| DATASET EXTRACT |
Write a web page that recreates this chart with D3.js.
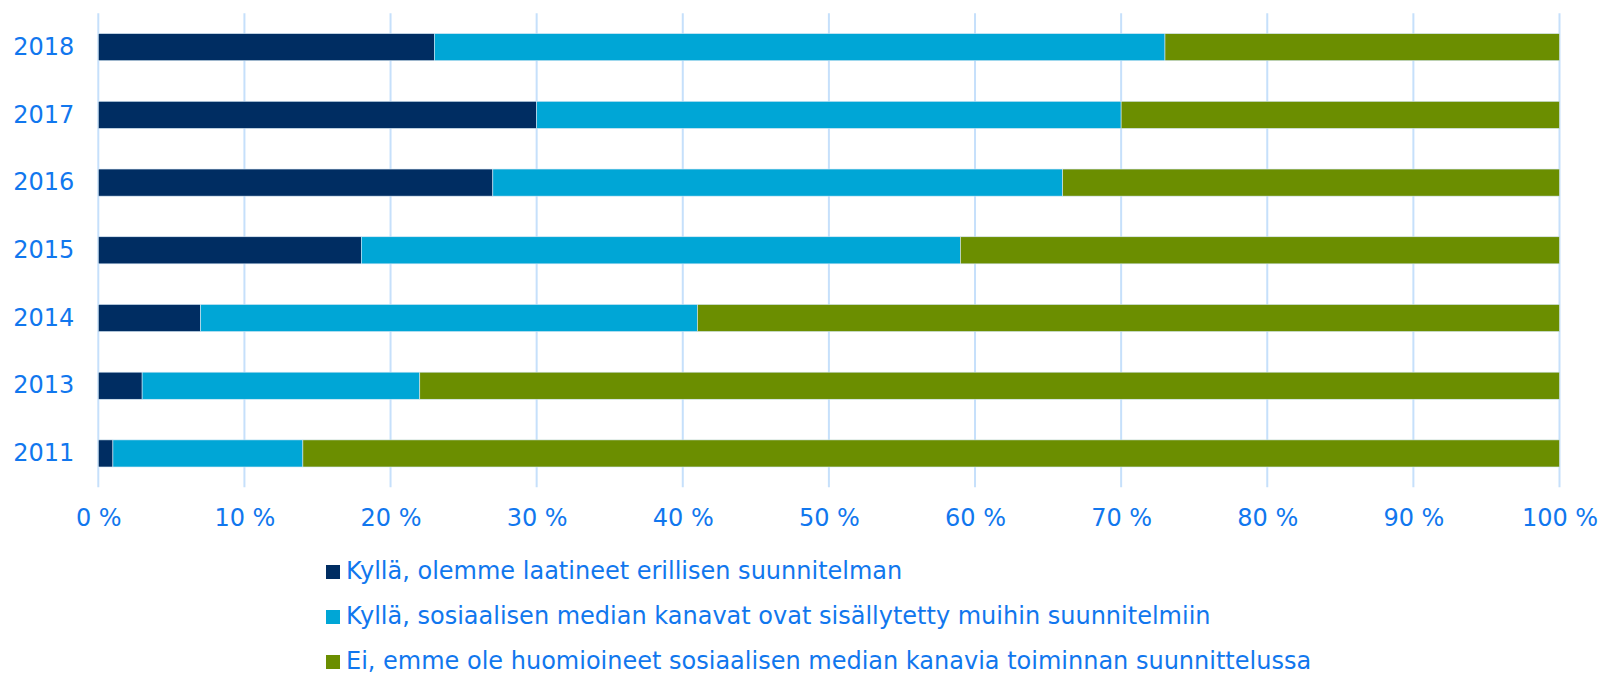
<!DOCTYPE html>
<html>
<head>
<meta charset="utf-8">
<script src="https://cdn.jsdelivr.net/npm/d3@7"></script>
<style>
  body { margin: 0; background: #fff; }
  text { font-family: "DejaVu Sans", Verdana, sans-serif; }
</style>
</head>
<body>
<div id="wrapper"></div>
<script>
// data (percent shares per year)
const years = ["2018", "2017", "2016", "2015", "2014", "2013", "2011"];
const separatePlan = [23, 30, 27, 18, 7, 3, 1];
const inOtherPlans = [50, 40, 39, 41, 34, 19, 13];
const notConsidered = [27, 30, 34, 41, 59, 78, 86];
const seriesNames = [
    "Kyllä, olemme laatineet erillisen suunnitelman",
    "Kyllä, sosiaalisen median kanavat ovat sisällytetty muihin suunnitelmiin",
    "Ei, emme ole huomioineet sosiaalisen median kanavia toiminnan suunnittelussa"
];
const seriesColors = ["#002d62", "#00a6d6", "#6b8e00"];
const xTicks = [0, 10, 20, 30, 40, 50, 60, 70, 80, 90, 100];

const textColor = "#1177ee";
const gridColor = "#c6e0fb";

var dimension = {
    width: 1603,
    height: 674,
    margin: { top: 13.3, left: 98.3, bottom: 186.7, right: 43.5 }
};
dimension.boundedWidth = dimension.width - dimension.margin.left - dimension.margin.right;
dimension.boundedHeight = dimension.height - dimension.margin.top - dimension.margin.bottom;

const svg = d3.select("#wrapper").append("svg")
    .attr("width", dimension.width)
    .attr("height", dimension.height);

const bounded = svg.append("g")
    .attr("transform", `translate(${dimension.margin.left},${dimension.margin.top})`);

const xScaler = d3.scaleLinear()
    .domain([0, 100])
    .range([0, dimension.boundedWidth]);

const yScaler = d3.scaleBand()
    .domain(years)
    .range([0, dimension.boundedHeight])
    .paddingInner(0.6)
    .paddingOuter(0.3);

// gridlines
bounded.append("g")
    .selectAll("line")
    .data(xTicks)
    .join("line")
    .attr("x1", d => xScaler(d))
    .attr("x2", d => xScaler(d))
    .attr("y1", 0)
    .attr("y2", dimension.boundedHeight)
    .attr("stroke", gridColor)
    .attr("stroke-width", 2);

// stacked bars
const rows = years.map((y, i) => ({
    year: y,
    s0: separatePlan[i],
    s1: inOtherPlans[i],
    s2: notConsidered[i]
}));
const stacked = d3.stack().keys(["s0", "s1", "s2"])(rows);

bounded.append("g")
    .selectAll("g")
    .data(stacked)
    .join("g")
    .attr("fill", (d, i) => seriesColors[i])
    .selectAll("rect")
    .data(d => d)
    .join("rect")
    .attr("x", d => xScaler(d[0]))
    .attr("width", d => xScaler(d[1]) - xScaler(d[0]))
    .attr("y", d => yScaler(d.data.year))
    .attr("height", yScaler.bandwidth())
    .attr("stroke", "#d6e8f6")
    .attr("stroke-width", 0.6);

// y axis labels
const y_axis = d3.axisLeft(yScaler).tickSize(0).tickPadding(24);
const yG = bounded.append("g").call(y_axis);
yG.select(".domain").remove();
yG.selectAll("text")
    .attr("fill", textColor)
    .style("font-size", "24px");

// x axis labels
const x_axis = d3.axisBottom(xScaler)
    .tickValues(xTicks)
    .tickSize(0)
    .tickPadding(22)
    .tickFormat(d => d + " %");
const xG = bounded.append("g")
    .attr("transform", `translate(0,${dimension.boundedHeight})`)
    .call(x_axis);
xG.select(".domain").remove();
xG.selectAll("text")
    .attr("fill", textColor)
    .style("font-size", "24px");

// legend
const legend = svg.append("g")
    .attr("transform", "translate(326,565)");
const items = legend.selectAll("g")
    .data(seriesNames)
    .join("g")
    .attr("transform", (d, i) => `translate(0,${i * 45})`);
items.append("rect")
    .attr("width", 14)
    .attr("height", 14)
    .attr("fill", (d, i) => seriesColors[i]);
items.append("text")
    .attr("x", 20)
    .attr("y", 14)
    .attr("fill", textColor)
    .style("font-size", "24px")
    .text(d => d);
</script>
</body>
</html>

| TO DO |
Quote the data above in full and without alteration; skip the pictures.

| RESULT |
Write a web page that recreates this chart with D3.js.
<!DOCTYPE html>
<html>
<head>
<meta charset="utf-8">
<script src="https://cdn.jsdelivr.net/npm/d3@7"></script>
<style>
  body { margin: 0; background: #fff; }
  text { font-family: "DejaVu Sans", Verdana, sans-serif; }
</style>
</head>
<body>
<div id="wrapper"></div>
<script>
// data (percent shares per year)
const years = ["2018", "2017", "2016", "2015", "2014", "2013", "2011"];
const separatePlan = [23, 30, 27, 18, 7, 3, 1];
const inOtherPlans = [50, 40, 39, 41, 34, 19, 13];
const notConsidered = [27, 30, 34, 41, 59, 78, 86];
const seriesNames = [
    "Kyllä, olemme laatineet erillisen suunnitelman",
    "Kyllä, sosiaalisen median kanavat ovat sisällytetty muihin suunnitelmiin",
    "Ei, emme ole huomioineet sosiaalisen median kanavia toiminnan suunnittelussa"
];
const seriesColors = ["#002d62", "#00a6d6", "#6b8e00"];
const xTicks = [0, 10, 20, 30, 40, 50, 60, 70, 80, 90, 100];

const textColor = "#1177ee";
const gridColor = "#c6e0fb";

var dimension = {
    width: 1603,
    height: 674,
    margin: { top: 13.3, left: 98.3, bottom: 186.7, right: 43.5 }
};
dimension.boundedWidth = dimension.width - dimension.margin.left - dimension.margin.right;
dimension.boundedHeight = dimension.height - dimension.margin.top - dimension.margin.bottom;

const svg = d3.select("#wrapper").append("svg")
    .attr("width", dimension.width)
    .attr("height", dimension.height);

const bounded = svg.append("g")
    .attr("transform", `translate(${dimension.margin.left},${dimension.margin.top})`);

const xScaler = d3.scaleLinear()
    .domain([0, 100])
    .range([0, dimension.boundedWidth]);

const yScaler = d3.scaleBand()
    .domain(years)
    .range([0, dimension.boundedHeight])
    .paddingInner(0.6)
    .paddingOuter(0.3);

// gridlines
bounded.append("g")
    .selectAll("line")
    .data(xTicks)
    .join("line")
    .attr("x1", d => xScaler(d))
    .attr("x2", d => xScaler(d))
    .attr("y1", 0)
    .attr("y2", dimension.boundedHeight)
    .attr("stroke", gridColor)
    .attr("stroke-width", 2);

// stacked bars
const rows = years.map((y, i) => ({
    year: y,
    s0: separatePlan[i],
    s1: inOtherPlans[i],
    s2: notConsidered[i]
}));
const stacked = d3.stack().keys(["s0", "s1", "s2"])(rows);

bounded.append("g")
    .selectAll("g")
    .data(stacked)
    .join("g")
    .attr("fill", (d, i) => seriesColors[i])
    .selectAll("rect")
    .data(d => d)
    .join("rect")
    .attr("x", d => xScaler(d[0]))
    .attr("width", d => xScaler(d[1]) - xScaler(d[0]))
    .attr("y", d => yScaler(d.data.year))
    .attr("height", yScaler.bandwidth())
    .attr("stroke", "#d6e8f6")
    .attr("stroke-width", 0.6);

// y axis labels
const y_axis = d3.axisLeft(yScaler).tickSize(0).tickPadding(24);
const yG = bounded.append("g").call(y_axis);
yG.select(".domain").remove();
yG.selectAll("text")
    .attr("fill", textColor)
    .style("font-size", "24px");

// x axis labels
const x_axis = d3.axisBottom(xScaler)
    .tickValues(xTicks)
    .tickSize(0)
    .tickPadding(22)
    .tickFormat(d => d + " %");
const xG = bounded.append("g")
    .attr("transform", `translate(0,${dimension.boundedHeight})`)
    .call(x_axis);
xG.select(".domain").remove();
xG.selectAll("text")
    .attr("fill", textColor)
    .style("font-size", "24px");

// legend
const legend = svg.append("g")
    .attr("transform", "translate(326,565)");
const items = legend.selectAll("g")
    .data(seriesNames)
    .join("g")
    .attr("transform", (d, i) => `translate(0,${i * 45})`);
items.append("rect")
    .attr("width", 14)
    .attr("height", 14)
    .attr("fill", (d, i) => seriesColors[i]);
items.append("text")
    .attr("x", 20)
    .attr("y", 14)
    .attr("fill", textColor)
    .style("font-size", "24px")
    .text(d => d);
</script>
</body>
</html>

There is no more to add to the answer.